When asked how he’d describe his students, he said:

Knowledgeable– My students just like any other students are very smart but sometimes do not know it or do not believe it. My job is to help them understand their value!

Curious– I can say that by creating and teaching engaging lessons, my students tend to be very curious and want to learn more.

Perseverant-My students know that I will always guide them and help them succeed and sometimes that takes hard work and they must persevere, but it will be worth it.

Biliteracy means to be able to be biliterate in more than one language. Being able to read, write and speak but also using both languages in conjunction to help one another. Our job is to help the students make the bridge and use both languages to succeed. Sometimes they are stronger in one language than the other, but both languages complement each other. The students can pull information in Spanish to supplement their thoughts in English and vice versa.
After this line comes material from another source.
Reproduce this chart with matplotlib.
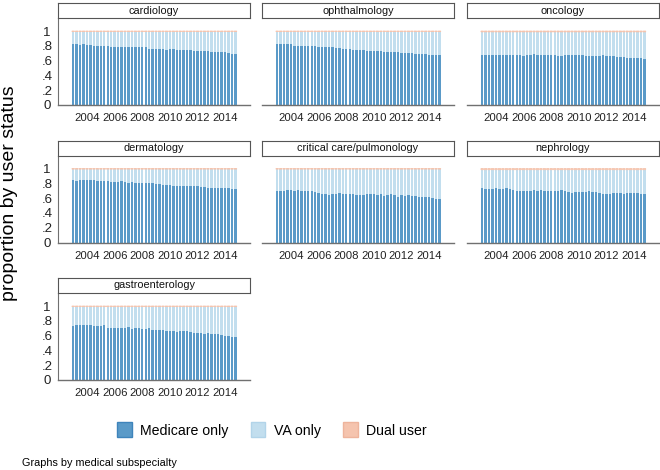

Jose helps his students to understand the value of biliteracy by sharing his story and that of many other people in his community. He uses his struggle of when he came to the US and had to adjust to a whole new culture to motivate his students. By constantly relating the content to real life experiences and reminding them that they are worth so much, especially if they know more than one language which some of our students do. He utilizes literature from famous authors, traditions and other successful people to illustrate the value of biliteracy and inspire his students to strive for that success.

Mr. Alonso believes that his students are the future, and the application of the knowledge and work ethic they are learning will carry on and allow them to become the new leaders of our country. He knows his students will go on to make a difference with their beliefs and the knowledge they gained.

I hope to be a role model, but at least be a reminder of someone who believes they can do what they set their mind to. I hope to be someone who they trust to know what they will have to encounter along the way to reach their success. I want them to know that I care for every one of them and that they will accomplish great things!